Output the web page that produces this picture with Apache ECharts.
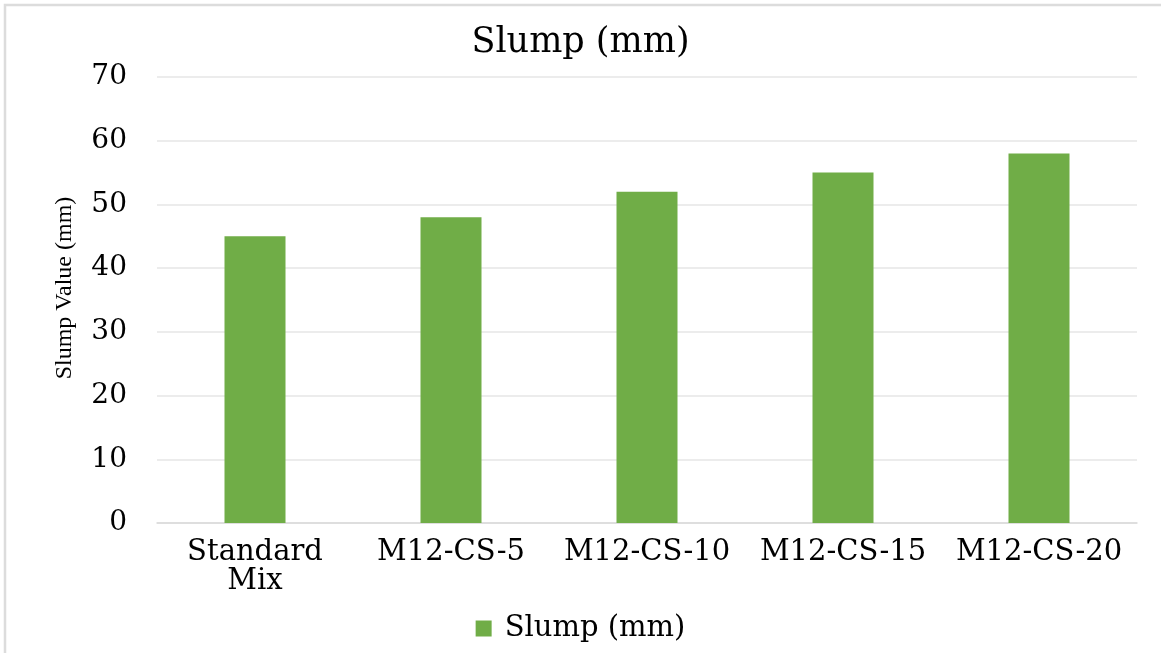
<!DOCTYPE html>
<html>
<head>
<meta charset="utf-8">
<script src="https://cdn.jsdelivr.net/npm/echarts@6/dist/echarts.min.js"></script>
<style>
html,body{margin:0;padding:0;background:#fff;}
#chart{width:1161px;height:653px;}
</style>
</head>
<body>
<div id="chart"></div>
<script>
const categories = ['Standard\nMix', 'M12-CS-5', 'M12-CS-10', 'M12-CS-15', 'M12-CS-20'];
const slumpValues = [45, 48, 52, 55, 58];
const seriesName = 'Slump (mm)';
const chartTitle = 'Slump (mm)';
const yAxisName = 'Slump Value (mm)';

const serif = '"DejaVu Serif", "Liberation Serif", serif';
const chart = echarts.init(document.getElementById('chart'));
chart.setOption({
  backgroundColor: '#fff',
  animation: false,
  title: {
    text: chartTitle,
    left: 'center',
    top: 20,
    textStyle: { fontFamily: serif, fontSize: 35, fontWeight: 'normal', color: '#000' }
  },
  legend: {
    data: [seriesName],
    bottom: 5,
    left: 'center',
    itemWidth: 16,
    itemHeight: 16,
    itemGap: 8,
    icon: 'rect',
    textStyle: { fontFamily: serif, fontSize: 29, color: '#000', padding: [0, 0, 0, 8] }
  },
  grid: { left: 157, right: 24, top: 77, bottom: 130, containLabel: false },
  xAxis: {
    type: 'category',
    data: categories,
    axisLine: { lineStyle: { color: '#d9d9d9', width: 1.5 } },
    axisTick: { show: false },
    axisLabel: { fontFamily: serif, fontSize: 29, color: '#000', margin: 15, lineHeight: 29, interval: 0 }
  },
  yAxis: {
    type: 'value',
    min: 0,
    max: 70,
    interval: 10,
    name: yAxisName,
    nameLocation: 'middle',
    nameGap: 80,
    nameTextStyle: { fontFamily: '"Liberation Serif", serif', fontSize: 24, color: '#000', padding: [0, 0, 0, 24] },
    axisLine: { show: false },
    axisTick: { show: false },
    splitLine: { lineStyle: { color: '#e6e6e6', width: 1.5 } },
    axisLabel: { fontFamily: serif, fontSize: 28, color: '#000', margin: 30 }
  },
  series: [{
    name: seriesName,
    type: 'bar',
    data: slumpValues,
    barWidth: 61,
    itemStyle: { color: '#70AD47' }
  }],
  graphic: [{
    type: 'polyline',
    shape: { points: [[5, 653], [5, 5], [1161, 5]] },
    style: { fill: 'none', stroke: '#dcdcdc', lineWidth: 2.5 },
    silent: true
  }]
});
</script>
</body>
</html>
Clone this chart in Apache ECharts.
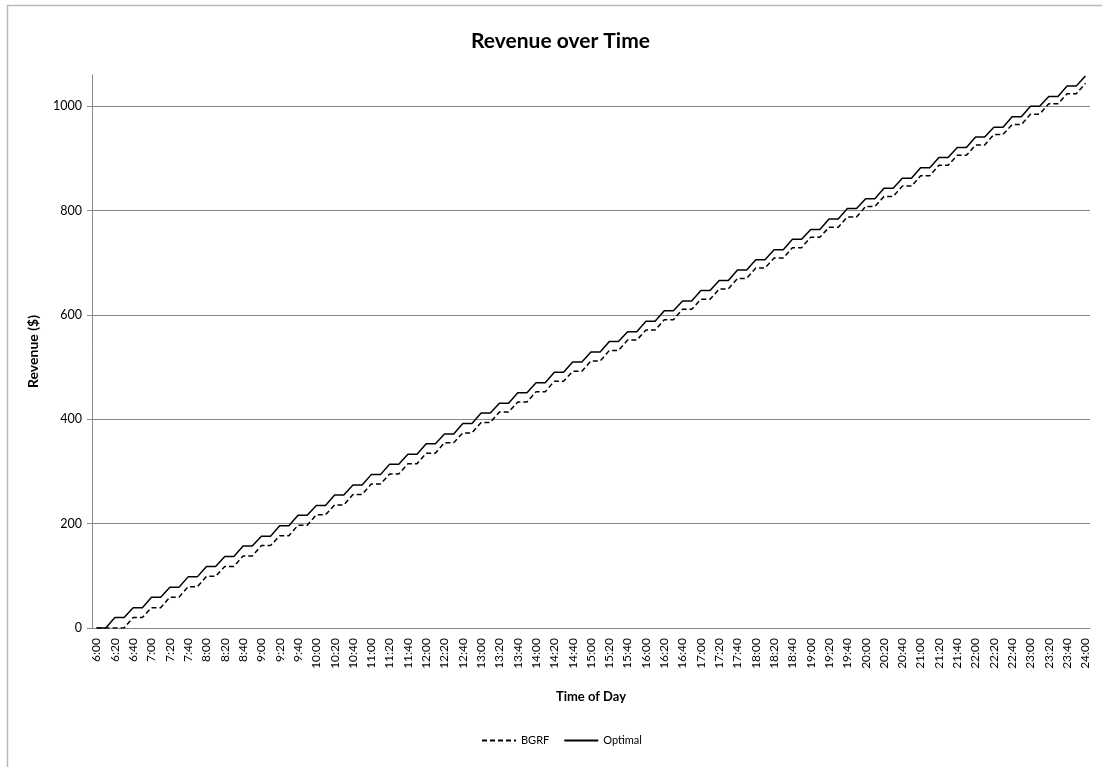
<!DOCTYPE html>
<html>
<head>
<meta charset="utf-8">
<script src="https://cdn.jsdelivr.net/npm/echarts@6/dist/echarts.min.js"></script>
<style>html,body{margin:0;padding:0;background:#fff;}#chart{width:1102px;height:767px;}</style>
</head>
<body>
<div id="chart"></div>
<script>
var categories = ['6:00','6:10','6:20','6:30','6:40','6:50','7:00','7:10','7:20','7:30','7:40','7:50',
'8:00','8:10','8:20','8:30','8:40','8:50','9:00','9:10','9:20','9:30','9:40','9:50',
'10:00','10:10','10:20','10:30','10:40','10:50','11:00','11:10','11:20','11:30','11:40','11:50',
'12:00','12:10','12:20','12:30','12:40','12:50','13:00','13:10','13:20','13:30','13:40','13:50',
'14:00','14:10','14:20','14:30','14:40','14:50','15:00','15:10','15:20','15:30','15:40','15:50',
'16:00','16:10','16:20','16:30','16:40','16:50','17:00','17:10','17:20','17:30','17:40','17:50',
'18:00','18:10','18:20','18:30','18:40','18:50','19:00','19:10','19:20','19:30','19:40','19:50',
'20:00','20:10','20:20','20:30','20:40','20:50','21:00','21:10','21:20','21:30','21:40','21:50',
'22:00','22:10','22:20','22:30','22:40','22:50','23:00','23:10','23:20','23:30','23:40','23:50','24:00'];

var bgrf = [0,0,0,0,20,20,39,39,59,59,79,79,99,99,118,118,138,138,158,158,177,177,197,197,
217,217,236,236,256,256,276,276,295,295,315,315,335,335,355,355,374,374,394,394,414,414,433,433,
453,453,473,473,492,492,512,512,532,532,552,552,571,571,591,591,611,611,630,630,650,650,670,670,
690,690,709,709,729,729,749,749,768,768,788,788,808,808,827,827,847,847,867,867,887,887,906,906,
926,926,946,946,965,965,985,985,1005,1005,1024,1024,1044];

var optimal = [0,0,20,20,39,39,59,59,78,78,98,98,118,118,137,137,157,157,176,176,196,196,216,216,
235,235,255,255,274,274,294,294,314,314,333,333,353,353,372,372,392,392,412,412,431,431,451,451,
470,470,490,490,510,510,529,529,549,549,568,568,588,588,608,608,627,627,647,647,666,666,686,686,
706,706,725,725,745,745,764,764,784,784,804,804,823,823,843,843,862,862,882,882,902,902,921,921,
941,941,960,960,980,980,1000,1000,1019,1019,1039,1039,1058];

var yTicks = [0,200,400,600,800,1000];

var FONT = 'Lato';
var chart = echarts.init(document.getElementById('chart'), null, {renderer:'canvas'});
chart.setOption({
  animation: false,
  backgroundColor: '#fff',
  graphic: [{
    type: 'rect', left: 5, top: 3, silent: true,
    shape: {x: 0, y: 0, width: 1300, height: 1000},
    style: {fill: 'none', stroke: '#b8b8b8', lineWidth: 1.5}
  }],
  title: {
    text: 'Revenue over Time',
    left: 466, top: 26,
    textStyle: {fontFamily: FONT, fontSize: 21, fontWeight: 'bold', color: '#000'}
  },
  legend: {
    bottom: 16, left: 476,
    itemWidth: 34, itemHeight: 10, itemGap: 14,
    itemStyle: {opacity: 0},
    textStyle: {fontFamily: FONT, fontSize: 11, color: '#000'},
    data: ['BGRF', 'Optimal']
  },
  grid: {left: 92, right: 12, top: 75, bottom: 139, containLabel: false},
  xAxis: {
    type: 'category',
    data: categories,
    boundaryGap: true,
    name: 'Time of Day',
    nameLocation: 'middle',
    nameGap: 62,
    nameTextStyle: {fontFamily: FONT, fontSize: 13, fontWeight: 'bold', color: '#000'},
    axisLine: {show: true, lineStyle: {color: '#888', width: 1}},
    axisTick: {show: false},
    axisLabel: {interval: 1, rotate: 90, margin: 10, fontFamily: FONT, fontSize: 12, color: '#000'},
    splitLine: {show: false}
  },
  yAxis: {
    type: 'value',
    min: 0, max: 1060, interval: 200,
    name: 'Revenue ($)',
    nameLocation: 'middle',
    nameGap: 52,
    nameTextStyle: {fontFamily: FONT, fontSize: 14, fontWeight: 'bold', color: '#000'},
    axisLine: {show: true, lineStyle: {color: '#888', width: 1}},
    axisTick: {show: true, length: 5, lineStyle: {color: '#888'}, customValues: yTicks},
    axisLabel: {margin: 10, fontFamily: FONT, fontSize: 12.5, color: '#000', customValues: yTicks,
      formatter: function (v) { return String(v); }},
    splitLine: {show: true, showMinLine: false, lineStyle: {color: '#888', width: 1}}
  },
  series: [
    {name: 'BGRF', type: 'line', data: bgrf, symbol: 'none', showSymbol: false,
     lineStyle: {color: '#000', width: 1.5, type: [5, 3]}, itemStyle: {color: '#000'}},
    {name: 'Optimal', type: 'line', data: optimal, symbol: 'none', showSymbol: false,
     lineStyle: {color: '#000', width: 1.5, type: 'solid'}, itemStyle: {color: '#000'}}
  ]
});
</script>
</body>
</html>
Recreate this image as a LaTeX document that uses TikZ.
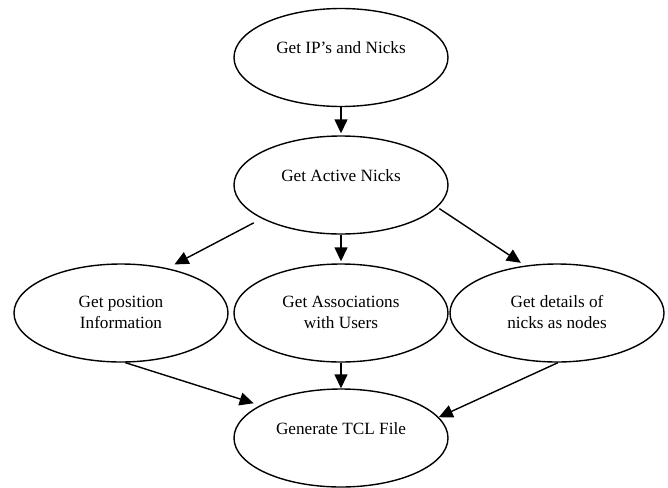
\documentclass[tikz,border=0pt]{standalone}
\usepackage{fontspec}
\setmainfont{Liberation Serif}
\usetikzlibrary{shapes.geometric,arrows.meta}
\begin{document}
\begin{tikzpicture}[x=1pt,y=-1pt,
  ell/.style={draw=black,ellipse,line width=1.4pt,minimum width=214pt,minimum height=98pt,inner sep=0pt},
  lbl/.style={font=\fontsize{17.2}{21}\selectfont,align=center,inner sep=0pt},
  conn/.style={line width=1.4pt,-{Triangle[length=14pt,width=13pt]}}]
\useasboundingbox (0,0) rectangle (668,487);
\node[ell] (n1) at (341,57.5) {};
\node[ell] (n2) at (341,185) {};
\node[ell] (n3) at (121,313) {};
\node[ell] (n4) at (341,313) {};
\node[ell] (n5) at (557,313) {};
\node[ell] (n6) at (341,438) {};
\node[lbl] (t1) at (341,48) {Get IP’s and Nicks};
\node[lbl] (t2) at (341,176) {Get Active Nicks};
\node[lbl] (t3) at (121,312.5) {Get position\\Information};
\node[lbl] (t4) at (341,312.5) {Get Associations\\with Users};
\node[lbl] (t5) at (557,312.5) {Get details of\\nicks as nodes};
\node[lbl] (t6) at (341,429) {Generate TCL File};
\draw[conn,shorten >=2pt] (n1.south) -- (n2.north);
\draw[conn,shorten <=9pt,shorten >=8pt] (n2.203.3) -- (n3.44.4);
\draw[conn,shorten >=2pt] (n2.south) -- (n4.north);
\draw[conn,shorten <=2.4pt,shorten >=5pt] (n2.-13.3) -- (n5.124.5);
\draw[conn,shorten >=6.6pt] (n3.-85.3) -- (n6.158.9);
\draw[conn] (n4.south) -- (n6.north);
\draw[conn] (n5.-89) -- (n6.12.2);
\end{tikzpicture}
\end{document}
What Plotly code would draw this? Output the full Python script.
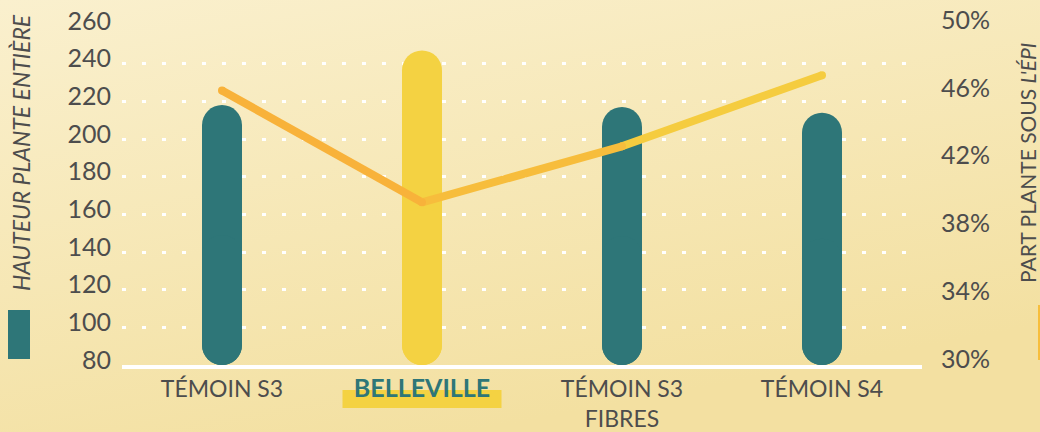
━━━━━━━━━━
=== Directions for this task ===
Gather each line of the listing containing the word "Apache" and show it.

=== Exercise result ===
Output the web page that produces this picture with Apache ECharts.
Clone this chart in Apache ECharts.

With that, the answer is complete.